Let $T:\mathbb{R}^2 \rightarrow \mathbb{R}^2$ with
$$T(x,y) = \left[ \begin{array}{ccc}
1x+2y \\
3x+4y \end{array} \right] $$
The matrix representation of $T$ is
$$ A= \left[ \begin{array}{ccc}
1 & 2 \\
3 & 4
\end{array} \right].$$
Now the adjoint of the operator $T$ is the transpose of $A$
$$ \left[ \begin{array}{ccc}
1 & 3 \\
2 & 4
\end{array} \right],$$
"Adjoints of operators generalize (conjugate) transposes of square
matrices."
On the other hand, the adjoint of the matrix $A$ is
$$\left[ \begin{array}{ccc}
4 & -2 \\
-3 & 1
\end{array} \right].$$
Is there any connection between the two? or the two "adjoint" definitions used here are unrelated.
Thanks!
Best Answer
I believe you are mistaken. The adjoint of the matrix A is the transpose of the matrix A.
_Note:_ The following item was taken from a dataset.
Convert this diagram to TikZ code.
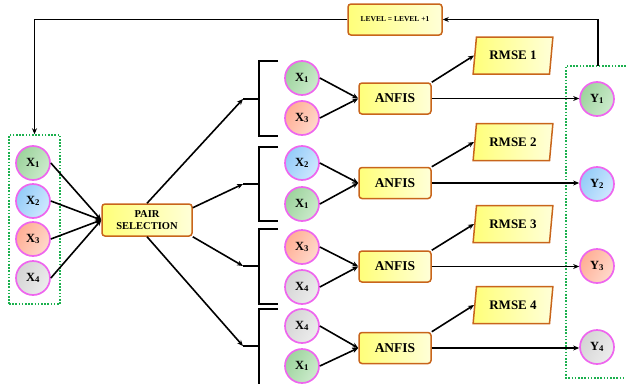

One major confusion here is that there are two definitions for the word adjoint. The adjoint of a matrix is its conjugate transpose. Another definition, now often called the "classical adjoint" of a matrix is the matrix of its cofactors, which is what I think you write as the adjoint of the matrix A. Another now more common name for the classical adjoint of a matrix is its adjugate.